I don't know if I can offer much help, but I do understand. I have been married four years and am 27, so we are in a similar spot in life. My husband and I are also at the "roommate" place. I think that is a bigger issue then the money. My husband and I have had our good and bad times when it comes to money, but in the end what makes someone unhappy in a relationship I think, is the relationship, or lack of one. I wish I knew what to say to help find a way, but as I said I am really just in the same place, with a slighly different view. I think what we need to focus on is how can we mend the relationship from a friendship/roommate to a loving, intimate relationship?


----------



## voivod (Aug 7, 2008)

okay, again get the book "the love dare" and see the movie "fireproof" but also get james dobson's book "love must be tough." it has a different flavor than love dare, but it'll help you in the "toughen up" mode that ljtseng is telling you about.


----------



## dcrim (Oct 1, 2008)

SHE gives YOU an allowance from YOUR OWN money?!? 

Dude, open a new account and direct deposit your paycheck into it! She has a job so she has "her" own money! Forget the spreadsheet and "business meeting". 

This has GOT TO STOP NOW! Especially if she put the money away into an account you don't know about! (and to protect it from YOU?!? More likely to protect it FOR HER!) 

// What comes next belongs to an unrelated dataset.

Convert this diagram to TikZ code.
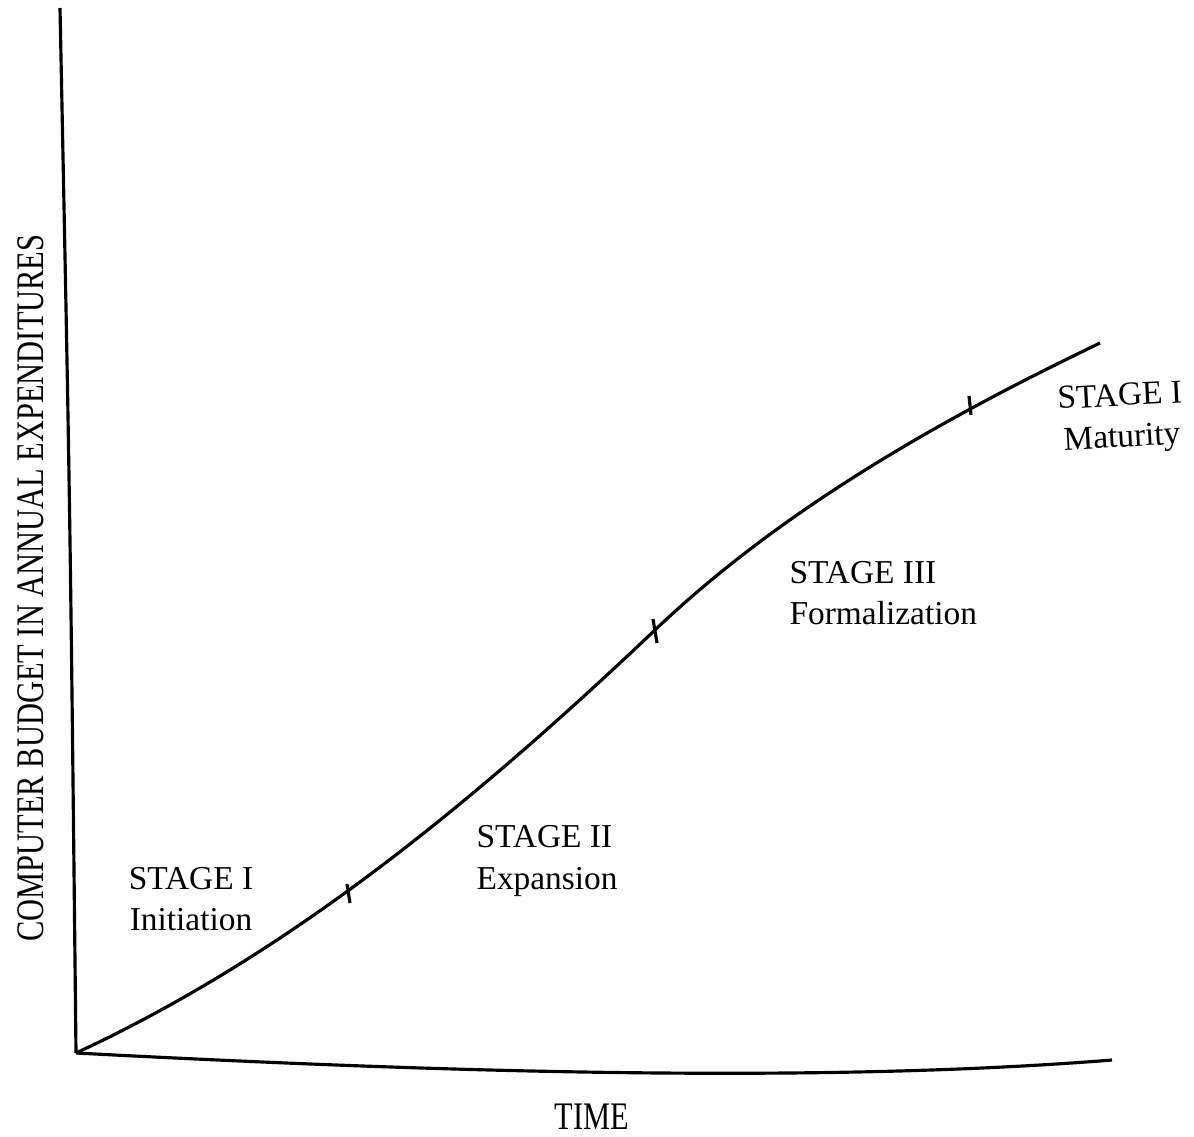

She's going to bleed you dry and you know that. 

And that sleeping pill thing...OUTRAGEOUS! Obviously she wanted you out of the picture for something. If she's going out with friends I'd bet they are MALE friends. You could literally die for her! 

If you don't think you want a divorce, the there is truly no hope for you. She will have your money and your life. She certainly doesn't want your heart!


----------



## skinman (Nov 5, 2008)

dcrim said:


> SHE gives YOU an allowance from YOUR OWN money?!?
> 
> Wow... sounds just like my wife she gave me 20$ a week for whatever I wanted to spend it on.. the one good thing about it is now that we are separated I can control my spending much better...
> 
> ...


----------



## OUTRAGEDSTI (Nov 12, 2008)

Last night we sat down and went over the bills , she just about broke down after I told her that we will split everything. I've started my own checking account and have taken control of the majority of the bills. After the little meeting we had, she just started crying and crying saying " i never needed anyone to pay my car payment before." Is this a tactic to regain control? I feel bad but went through with it. Someone on here said that she was acting like my mother, that was exactly how I felt! This entire process feels like I've just left home from my Parents ( i have not left my wife just the feeling).


----------



## voivod (Aug 7, 2008)

OUTRAGEDSTI said:


> Last night we sat down and went over the bills , she just about broke down after I told her that we will split everything. I've started my own checking account and have taken control of the majority of the bills. After the little meeting we had, she just started crying and crying saying " i never needed anyone to pay my car payment before." Is this a tactic to regain control? I feel bad but went through with it. Someone on here said that she was acting like my mother, that was exactly how I felt! This entire process feels like I've just left home from my Parents ( i have not left my wife just the feeling).


good for you. the "business meeting" suggestion was just a tactic to take "blame" out of her court. it worked!!!




OUTRAGEDSTI said:


> she just started crying and crying saying " i never needed anyone to pay my car payment before." Is this a tactic to regain control? ).


no, it is not a tactic to regain control. it is her saying she feels sad because she's never needed anyone to make her car payment before. clear as a bell. she's let pride/ego play into the mix. not uncommon. and so what. you're approaching finances like it were a business partnership, which it is! and it's working.


----------



## OUTRAGEDSTI (Nov 12, 2008)

Went to my counciling appt. After talking to him he stated that both of us are quite different, i'm go with the flow she is strict planner. Is it possible for those two different personalities to ever co-exist? Last night we went to dinner and she still is smothering me with questions like how i'm feeling, what she can do to help. I don't know why these simple questions annoy me so badly.


----------



## Blanca (Jul 25, 2008)

OUTRAGEDSTI said:


> Is it possible for those two different personalities to ever co-exist?


oh ya, definitely possible. im a very go with the flow person. especially when it comes to finances. my H, however, has spreadsheets documenting everything. it's like ten pages and covers about three years of spending. He reads books and looks into investment stuff. 

I think it comes down to respecting each other and how you both like to live your life. she can do things her way, and you can do things your way. there's a little compromise involved, but its not hard to do. the problems start when one, or both, start thinking that just because you're married, that you both have to do things the same way.


----------